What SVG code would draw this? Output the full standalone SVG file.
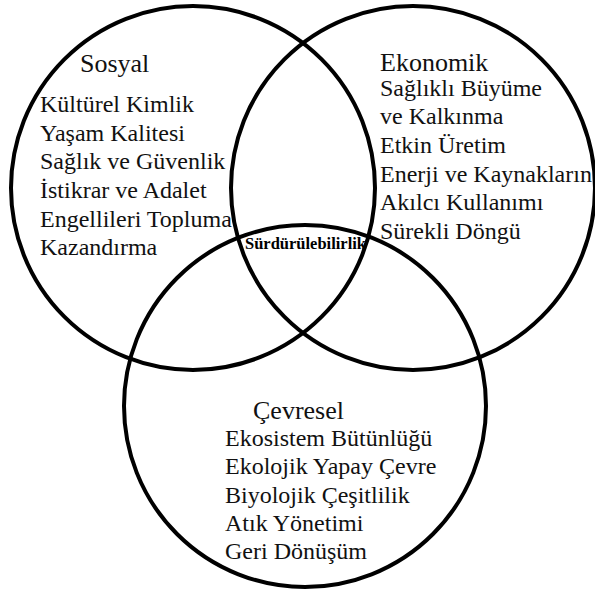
<svg xmlns="http://www.w3.org/2000/svg" width="595" height="592" viewBox="0 0 595 592">
<style>
.c{fill:none;stroke:#000;stroke-width:4}
text{font-family:'Liberation Serif','Times New Roman',serif;fill:#111;font-size:24px}
.h{font-size:26px}
.b{font-weight:bold;font-size:16.5px;fill:#000}
</style>
<rect width="595" height="592" fill="#fff"/>
<g id="connectors">
<circle id="c-sosyal" class="c" cx="193" cy="188" r="182"/>
<circle id="c-ekonomik" class="c" cx="413" cy="188" r="182"/>
<circle id="c-cevresel" class="c" cx="305" cy="406" r="181"/>
</g>
<g id="sosyal">
<text class="h" x="80" y="72">Sosyal</text>
<text x="40" y="112">Kültürel Kimlik</text>
<text x="40" y="141">Yaşam Kalitesi</text>
<text x="40" y="169">Sağlık ve Güvenlik</text>
<text x="40" y="198">İstikrar ve Adalet</text>
<text x="40" y="227">Engellileri Topluma</text>
<text x="40" y="255">Kazandırma</text>
</g>
<g id="ekonomik">
<text class="h" x="380" y="71">Ekonomik</text>
<text x="380" y="96">Sağlıklı Büyüme</text>
<text x="380" y="124">ve Kalkınma</text>
<text x="380" y="153">Etkin Üretim</text>
<text x="380" y="182">Enerji ve Kaynakların</text>
<text x="380" y="210">Akılcı Kullanımı</text>
<text x="380" y="239">Sürekli Döngü</text>
</g>
<g id="cevresel">
<text class="h" x="253" y="419">Çevresel</text>
<text x="225" y="446">Ekosistem Bütünlüğü</text>
<text x="225" y="474">Ekolojik Yapay Çevre</text>
<text x="225" y="503">Biyolojik Çeşitlilik</text>
<text x="225" y="531">Atık Yönetimi</text>
<text x="225" y="559">Geri Dönüşüm</text>
</g>
<g id="surdurulebilirlik">
<text class="b" x="245" y="249">Sürdürülebilirlik</text>
</g>
</svg>
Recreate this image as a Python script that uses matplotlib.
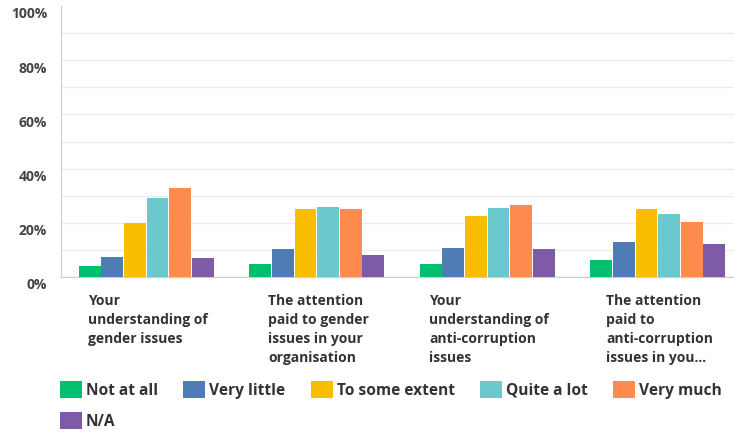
import numpy as np
import matplotlib
matplotlib.use("Agg")
import matplotlib.pyplot as plt
from matplotlib.patches import Patch
from matplotlib.transforms import offset_copy

categories = [
    "Your\nunderstanding of\ngender issues",
    "The attention\npaid to gender\nissues in your\norganisation",
    "Your\nunderstanding of\nanti-corruption\nissues",
    "The attention\npaid to\nanti-corruption\nissues in you...",
]
answers = ["Not at all", "Very little", "To some extent", "Quite a lot", "Very much", "N/A"]
not_at_all = [4.2, 4.7, 4.7, 6.4]
very_little = [7.5, 10.2, 10.8, 13.0]
some_extent = [19.8, 25.2, 22.4, 25.2]
quite_a_lot = [29.1, 25.8, 25.3, 23.1]
very_much = [33.0, 25.2, 26.4, 20.3]
n_a = [6.9, 8.1, 10.2, 12.0]
yticks = [0, 20, 40, 60, 80, 100]
ytick_labels = ["0%", "20%", "40%", "60%", "80%", "100%"]

colors = ["#00bf6f", "#507cb6", "#f9be00", "#6bc8cd", "#ff8b4f", "#7d5ba6"]
series = [not_at_all, very_little, some_extent, quite_a_lot, very_much, n_a]

plt.rcParams["font.family"] = ["Open Sans", "DejaVu Sans"]
plt.rcParams["font.weight"] = "bold"

fig = plt.figure(figsize=(7.34, 4.34), dpi=100)
ax = fig.add_axes([61 / 734, 157 / 434, 682 / 734, 271 / 434])

x = np.arange(len(categories))
step = 0.1325
width = 0.128
for i, (vals, col, name) in enumerate(zip(series, colors, answers)):
    ax.bar(x + (i - 2.5) * step, vals, width=width, color=col, label=name, zorder=3)

ax.set_xlim(-0.5, len(categories) - 0.5)
ax.set_ylim(0, 100)
ax.set_yticks(yticks)
ax.set_yticks(range(10, 100, 20), minor=True)
ax.set_yticklabels(ytick_labels, fontsize=10, color="#444444")
ax.grid(axis="y", which="both", color="#ececec", linewidth=1, zorder=0)
ax.yaxis.get_major_ticks()[-1].gridline.set_visible(False)
ax.tick_params(axis="y", which="both", length=0, pad=10)
ax.tick_params(axis="x", length=0, labelbottom=False)
for lbl in ax.get_yticklabels():
    lbl.set_transform(offset_copy(lbl.get_transform(), fig=fig, y=-5, units="points"))

for side in ["top", "right"]:
    ax.spines[side].set_visible(False)
ax.spines["left"].set_color("#cccccc")
ax.spines["bottom"].set_color("#cccccc")

for xi, text in zip(x, categories):
    ax.text(xi + 0.01, -0.064, text, transform=ax.get_xaxis_transform(), ha="center",
            va="top", multialignment="left", fontsize=10, color="#333333", linespacing=1.45)

# legend fills column-major, so reorder to get five items on the first row
order = [0, 5, 1, 2, 3, 4]
handles = [Patch(facecolor=colors[i], edgecolor="none") for i in order]
fig.legend(handles, [answers[i] for i in order], ncol=5, frameon=False,
           loc="upper left", bbox_to_anchor=(60 / 734, 1 - 381 / 434),
           fontsize=11.2, labelcolor="#333333", handlelength=1.42, handleheight=1.28,
           handletextpad=0.25, columnspacing=1.62, labelspacing=0.88, borderpad=0,
           borderaxespad=0)

fig.savefig("out.png", dpi=100)
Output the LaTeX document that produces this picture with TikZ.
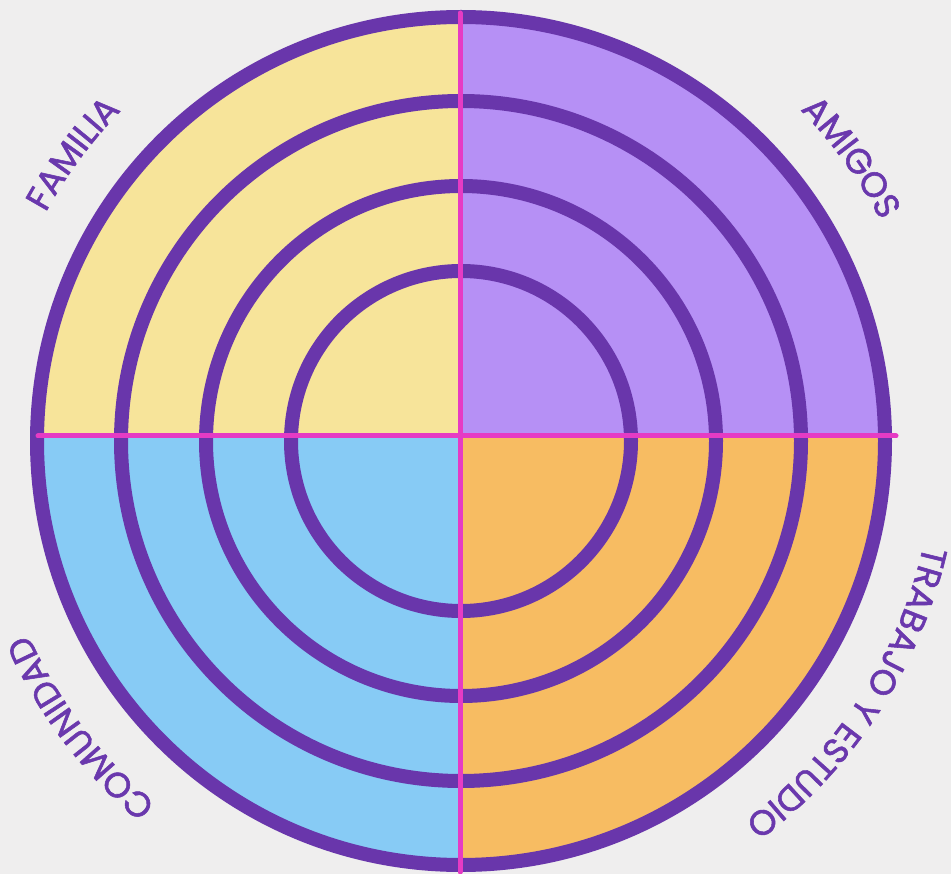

*AIM OF THE TASK:* Reproduce the records, all of them, word for word; omit the pictures.

*REPLY:*
What SVG code would draw this? Output the full standalone SVG file.
<svg xmlns="http://www.w3.org/2000/svg" width="595" height="592" viewBox="0 0 595 592">
<style>
.c{fill:none;stroke:#000;stroke-width:4}
text{font-family:'Liberation Serif','Times New Roman',serif;fill:#111;font-size:24px}
.h{font-size:26px}
.b{font-weight:bold;font-size:16.5px;fill:#000}
</style>
<rect width="595" height="592" fill="#fff"/>
<g id="connectors">
<circle id="c-sosyal" class="c" cx="193" cy="188" r="182"/>
<circle id="c-ekonomik" class="c" cx="413" cy="188" r="182"/>
<circle id="c-cevresel" class="c" cx="305" cy="406" r="181"/>
</g>
<g id="sosyal">
<text class="h" x="80" y="72">Sosyal</text>
<text x="40" y="112">Kültürel Kimlik</text>
<text x="40" y="141">Yaşam Kalitesi</text>
<text x="40" y="169">Sağlık ve Güvenlik</text>
<text x="40" y="198">İstikrar ve Adalet</text>
<text x="40" y="227">Engellileri Topluma</text>
<text x="40" y="255">Kazandırma</text>
</g>
<g id="ekonomik">
<text class="h" x="380" y="71">Ekonomik</text>
<text x="380" y="96">Sağlıklı Büyüme</text>
<text x="380" y="124">ve Kalkınma</text>
<text x="380" y="153">Etkin Üretim</text>
<text x="380" y="182">Enerji ve Kaynakların</text>
<text x="380" y="210">Akılcı Kullanımı</text>
<text x="380" y="239">Sürekli Döngü</text>
</g>
<g id="cevresel">
<text class="h" x="253" y="419">Çevresel</text>
<text x="225" y="446">Ekosistem Bütünlüğü</text>
<text x="225" y="474">Ekolojik Yapay Çevre</text>
<text x="225" y="503">Biyolojik Çeşitlilik</text>
<text x="225" y="531">Atık Yönetimi</text>
<text x="225" y="559">Geri Dönüşüm</text>
</g>
<g id="surdurulebilirlik">
<text class="b" x="245" y="249">Sürdürülebilirlik</text>
</g>
</svg>
Recreate this image as a Python script that uses matplotlib.
import numpy as np
import matplotlib
matplotlib.use("Agg")
import matplotlib.pyplot as plt
from matplotlib.patches import Patch
from matplotlib.transforms import offset_copy

categories = [
    "Your\nunderstanding of\ngender issues",
    "The attention\npaid to gender\nissues in your\norganisation",
    "Your\nunderstanding of\nanti-corruption\nissues",
    "The attention\npaid to\nanti-corruption\nissues in you...",
]
answers = ["Not at all", "Very little", "To some extent", "Quite a lot", "Very much", "N/A"]
not_at_all = [4.2, 4.7, 4.7, 6.4]
very_little = [7.5, 10.2, 10.8, 13.0]
some_extent = [19.8, 25.2, 22.4, 25.2]
quite_a_lot = [29.1, 25.8, 25.3, 23.1]
very_much = [33.0, 25.2, 26.4, 20.3]
n_a = [6.9, 8.1, 10.2, 12.0]
yticks = [0, 20, 40, 60, 80, 100]
ytick_labels = ["0%", "20%", "40%", "60%", "80%", "100%"]

colors = ["#00bf6f", "#507cb6", "#f9be00", "#6bc8cd", "#ff8b4f", "#7d5ba6"]
series = [not_at_all, very_little, some_extent, quite_a_lot, very_much, n_a]

plt.rcParams["font.family"] = ["Open Sans", "DejaVu Sans"]
plt.rcParams["font.weight"] = "bold"

fig = plt.figure(figsize=(7.34, 4.34), dpi=100)
ax = fig.add_axes([61 / 734, 157 / 434, 682 / 734, 271 / 434])

x = np.arange(len(categories))
step = 0.1325
width = 0.128
for i, (vals, col, name) in enumerate(zip(series, colors, answers)):
    ax.bar(x + (i - 2.5) * step, vals, width=width, color=col, label=name, zorder=3)

ax.set_xlim(-0.5, len(categories) - 0.5)
ax.set_ylim(0, 100)
ax.set_yticks(yticks)
ax.set_yticks(range(10, 100, 20), minor=True)
ax.set_yticklabels(ytick_labels, fontsize=10, color="#444444")
ax.grid(axis="y", which="both", color="#ececec", linewidth=1, zorder=0)
ax.yaxis.get_major_ticks()[-1].gridline.set_visible(False)
ax.tick_params(axis="y", which="both", length=0, pad=10)
ax.tick_params(axis="x", length=0, labelbottom=False)
for lbl in ax.get_yticklabels():
    lbl.set_transform(offset_copy(lbl.get_transform(), fig=fig, y=-5, units="points"))

for side in ["top", "right"]:
    ax.spines[side].set_visible(False)
ax.spines["left"].set_color("#cccccc")
ax.spines["bottom"].set_color("#cccccc")

for xi, text in zip(x, categories):
    ax.text(xi + 0.01, -0.064, text, transform=ax.get_xaxis_transform(), ha="center",
            va="top", multialignment="left", fontsize=10, color="#333333", linespacing=1.45)

# legend fills column-major, so reorder to get five items on the first row
order = [0, 5, 1, 2, 3, 4]
handles = [Patch(facecolor=colors[i], edgecolor="none") for i in order]
fig.legend(handles, [answers[i] for i in order], ncol=5, frameon=False,
           loc="upper left", bbox_to_anchor=(60 / 734, 1 - 381 / 434),
           fontsize=11.2, labelcolor="#333333", handlelength=1.42, handleheight=1.28,
           handletextpad=0.25, columnspacing=1.62, labelspacing=0.88, borderpad=0,
           borderaxespad=0)

fig.savefig("out.png", dpi=100)
Output the LaTeX document that produces this picture with TikZ.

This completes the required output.